**EXERCISE**. Quote every line as written. Omit pictures.
┌──
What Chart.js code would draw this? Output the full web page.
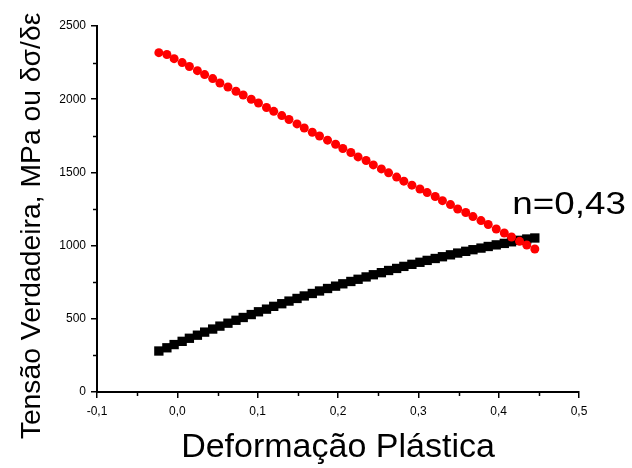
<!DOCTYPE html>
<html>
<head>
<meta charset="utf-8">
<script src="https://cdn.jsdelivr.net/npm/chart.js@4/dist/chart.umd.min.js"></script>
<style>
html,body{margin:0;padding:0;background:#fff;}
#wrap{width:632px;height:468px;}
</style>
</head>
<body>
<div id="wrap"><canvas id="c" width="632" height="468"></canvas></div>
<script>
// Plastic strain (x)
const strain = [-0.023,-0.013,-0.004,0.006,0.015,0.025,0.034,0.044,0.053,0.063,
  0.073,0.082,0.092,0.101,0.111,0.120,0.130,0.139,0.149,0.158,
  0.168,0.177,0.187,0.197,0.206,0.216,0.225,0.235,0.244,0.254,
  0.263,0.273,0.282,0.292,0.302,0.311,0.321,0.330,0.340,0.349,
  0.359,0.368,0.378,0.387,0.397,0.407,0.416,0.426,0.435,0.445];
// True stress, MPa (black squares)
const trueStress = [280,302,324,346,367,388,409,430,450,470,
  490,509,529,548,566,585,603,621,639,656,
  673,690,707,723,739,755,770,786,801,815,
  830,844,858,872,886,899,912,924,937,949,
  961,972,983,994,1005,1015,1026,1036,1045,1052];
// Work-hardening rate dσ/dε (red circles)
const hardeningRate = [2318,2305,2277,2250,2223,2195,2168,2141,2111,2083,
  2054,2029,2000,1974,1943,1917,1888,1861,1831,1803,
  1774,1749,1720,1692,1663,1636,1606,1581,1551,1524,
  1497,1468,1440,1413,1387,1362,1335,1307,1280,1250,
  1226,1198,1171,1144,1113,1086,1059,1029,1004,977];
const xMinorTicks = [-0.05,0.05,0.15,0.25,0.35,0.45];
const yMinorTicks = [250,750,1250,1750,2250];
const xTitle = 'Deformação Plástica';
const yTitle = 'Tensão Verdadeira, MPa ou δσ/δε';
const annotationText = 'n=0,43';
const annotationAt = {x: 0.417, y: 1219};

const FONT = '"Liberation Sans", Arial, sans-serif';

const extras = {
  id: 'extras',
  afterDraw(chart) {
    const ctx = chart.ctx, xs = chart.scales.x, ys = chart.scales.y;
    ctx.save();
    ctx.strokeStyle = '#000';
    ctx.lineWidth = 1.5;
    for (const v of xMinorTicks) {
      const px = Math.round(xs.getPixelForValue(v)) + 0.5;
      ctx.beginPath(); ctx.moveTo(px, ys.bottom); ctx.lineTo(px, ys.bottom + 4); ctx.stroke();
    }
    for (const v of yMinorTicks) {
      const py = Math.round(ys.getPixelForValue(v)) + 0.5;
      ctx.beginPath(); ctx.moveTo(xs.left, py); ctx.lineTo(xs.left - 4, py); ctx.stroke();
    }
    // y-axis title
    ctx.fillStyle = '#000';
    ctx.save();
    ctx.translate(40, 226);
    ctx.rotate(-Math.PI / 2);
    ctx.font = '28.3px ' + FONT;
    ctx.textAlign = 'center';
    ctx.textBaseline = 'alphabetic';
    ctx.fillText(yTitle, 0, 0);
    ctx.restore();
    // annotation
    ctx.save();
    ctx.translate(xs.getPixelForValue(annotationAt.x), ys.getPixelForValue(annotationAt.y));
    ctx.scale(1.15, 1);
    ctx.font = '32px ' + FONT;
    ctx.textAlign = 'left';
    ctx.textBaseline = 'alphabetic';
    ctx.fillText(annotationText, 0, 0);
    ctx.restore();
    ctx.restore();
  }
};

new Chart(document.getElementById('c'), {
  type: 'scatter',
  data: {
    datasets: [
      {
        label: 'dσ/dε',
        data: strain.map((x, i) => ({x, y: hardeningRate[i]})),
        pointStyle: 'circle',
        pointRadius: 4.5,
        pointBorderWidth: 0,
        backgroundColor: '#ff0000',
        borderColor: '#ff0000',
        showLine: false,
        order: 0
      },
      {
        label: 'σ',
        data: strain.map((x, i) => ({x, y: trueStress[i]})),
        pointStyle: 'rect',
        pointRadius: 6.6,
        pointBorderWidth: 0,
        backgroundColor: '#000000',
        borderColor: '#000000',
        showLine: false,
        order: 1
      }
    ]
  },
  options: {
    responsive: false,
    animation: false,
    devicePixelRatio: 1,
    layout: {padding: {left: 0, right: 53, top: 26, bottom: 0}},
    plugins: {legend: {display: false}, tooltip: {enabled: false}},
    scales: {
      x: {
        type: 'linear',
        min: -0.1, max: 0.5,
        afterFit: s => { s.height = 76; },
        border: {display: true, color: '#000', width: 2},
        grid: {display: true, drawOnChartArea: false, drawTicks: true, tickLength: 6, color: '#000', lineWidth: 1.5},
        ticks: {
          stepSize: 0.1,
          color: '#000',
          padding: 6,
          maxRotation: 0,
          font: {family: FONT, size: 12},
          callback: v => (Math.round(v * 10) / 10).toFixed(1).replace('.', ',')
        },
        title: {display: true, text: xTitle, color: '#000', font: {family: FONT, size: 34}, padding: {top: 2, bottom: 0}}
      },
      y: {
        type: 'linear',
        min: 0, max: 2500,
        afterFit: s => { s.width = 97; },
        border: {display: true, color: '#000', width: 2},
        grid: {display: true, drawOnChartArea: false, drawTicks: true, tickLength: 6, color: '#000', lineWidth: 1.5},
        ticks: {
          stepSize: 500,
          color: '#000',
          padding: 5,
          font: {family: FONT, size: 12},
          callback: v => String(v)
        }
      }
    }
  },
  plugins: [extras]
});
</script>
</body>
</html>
└──
**RESPONSE FOR THIS EXERCISE**.
What Chart.js code would draw this? Output the full web page.
<!DOCTYPE html>
<html>
<head>
<meta charset="utf-8">
<script src="https://cdn.jsdelivr.net/npm/chart.js@4/dist/chart.umd.min.js"></script>
<style>
html,body{margin:0;padding:0;background:#fff;}
#wrap{width:632px;height:468px;}
</style>
</head>
<body>
<div id="wrap"><canvas id="c" width="632" height="468"></canvas></div>
<script>
// Plastic strain (x)
const strain = [-0.023,-0.013,-0.004,0.006,0.015,0.025,0.034,0.044,0.053,0.063,
  0.073,0.082,0.092,0.101,0.111,0.120,0.130,0.139,0.149,0.158,
  0.168,0.177,0.187,0.197,0.206,0.216,0.225,0.235,0.244,0.254,
  0.263,0.273,0.282,0.292,0.302,0.311,0.321,0.330,0.340,0.349,
  0.359,0.368,0.378,0.387,0.397,0.407,0.416,0.426,0.435,0.445];
// True stress, MPa (black squares)
const trueStress = [280,302,324,346,367,388,409,430,450,470,
  490,509,529,548,566,585,603,621,639,656,
  673,690,707,723,739,755,770,786,801,815,
  830,844,858,872,886,899,912,924,937,949,
  961,972,983,994,1005,1015,1026,1036,1045,1052];
// Work-hardening rate dσ/dε (red circles)
const hardeningRate = [2318,2305,2277,2250,2223,2195,2168,2141,2111,2083,
  2054,2029,2000,1974,1943,1917,1888,1861,1831,1803,
  1774,1749,1720,1692,1663,1636,1606,1581,1551,1524,
  1497,1468,1440,1413,1387,1362,1335,1307,1280,1250,
  1226,1198,1171,1144,1113,1086,1059,1029,1004,977];
const xMinorTicks = [-0.05,0.05,0.15,0.25,0.35,0.45];
const yMinorTicks = [250,750,1250,1750,2250];
const xTitle = 'Deformação Plástica';
const yTitle = 'Tensão Verdadeira, MPa ou δσ/δε';
const annotationText = 'n=0,43';
const annotationAt = {x: 0.417, y: 1219};

const FONT = '"Liberation Sans", Arial, sans-serif';

const extras = {
  id: 'extras',
  afterDraw(chart) {
    const ctx = chart.ctx, xs = chart.scales.x, ys = chart.scales.y;
    ctx.save();
    ctx.strokeStyle = '#000';
    ctx.lineWidth = 1.5;
    for (const v of xMinorTicks) {
      const px = Math.round(xs.getPixelForValue(v)) + 0.5;
      ctx.beginPath(); ctx.moveTo(px, ys.bottom); ctx.lineTo(px, ys.bottom + 4); ctx.stroke();
    }
    for (const v of yMinorTicks) {
      const py = Math.round(ys.getPixelForValue(v)) + 0.5;
      ctx.beginPath(); ctx.moveTo(xs.left, py); ctx.lineTo(xs.left - 4, py); ctx.stroke();
    }
    // y-axis title
    ctx.fillStyle = '#000';
    ctx.save();
    ctx.translate(40, 226);
    ctx.rotate(-Math.PI / 2);
    ctx.font = '28.3px ' + FONT;
    ctx.textAlign = 'center';
    ctx.textBaseline = 'alphabetic';
    ctx.fillText(yTitle, 0, 0);
    ctx.restore();
    // annotation
    ctx.save();
    ctx.translate(xs.getPixelForValue(annotationAt.x), ys.getPixelForValue(annotationAt.y));
    ctx.scale(1.15, 1);
    ctx.font = '32px ' + FONT;
    ctx.textAlign = 'left';
    ctx.textBaseline = 'alphabetic';
    ctx.fillText(annotationText, 0, 0);
    ctx.restore();
    ctx.restore();
  }
};

new Chart(document.getElementById('c'), {
  type: 'scatter',
  data: {
    datasets: [
      {
        label: 'dσ/dε',
        data: strain.map((x, i) => ({x, y: hardeningRate[i]})),
        pointStyle: 'circle',
        pointRadius: 4.5,
        pointBorderWidth: 0,
        backgroundColor: '#ff0000',
        borderColor: '#ff0000',
        showLine: false,
        order: 0
      },
      {
        label: 'σ',
        data: strain.map((x, i) => ({x, y: trueStress[i]})),
        pointStyle: 'rect',
        pointRadius: 6.6,
        pointBorderWidth: 0,
        backgroundColor: '#000000',
        borderColor: '#000000',
        showLine: false,
        order: 1
      }
    ]
  },
  options: {
    responsive: false,
    animation: false,
    devicePixelRatio: 1,
    layout: {padding: {left: 0, right: 53, top: 26, bottom: 0}},
    plugins: {legend: {display: false}, tooltip: {enabled: false}},
    scales: {
      x: {
        type: 'linear',
        min: -0.1, max: 0.5,
        afterFit: s => { s.height = 76; },
        border: {display: true, color: '#000', width: 2},
        grid: {display: true, drawOnChartArea: false, drawTicks: true, tickLength: 6, color: '#000', lineWidth: 1.5},
        ticks: {
          stepSize: 0.1,
          color: '#000',
          padding: 6,
          maxRotation: 0,
          font: {family: FONT, size: 12},
          callback: v => (Math.round(v * 10) / 10).toFixed(1).replace('.', ',')
        },
        title: {display: true, text: xTitle, color: '#000', font: {family: FONT, size: 34}, padding: {top: 2, bottom: 0}}
      },
      y: {
        type: 'linear',
        min: 0, max: 2500,
        afterFit: s => { s.width = 97; },
        border: {display: true, color: '#000', width: 2},
        grid: {display: true, drawOnChartArea: false, drawTicks: true, tickLength: 6, color: '#000', lineWidth: 1.5},
        ticks: {
          stepSize: 500,
          color: '#000',
          padding: 5,
          font: {family: FONT, size: 12},
          callback: v => String(v)
        }
      }
    }
  },
  plugins: [extras]
});
</script>
</body>
</html>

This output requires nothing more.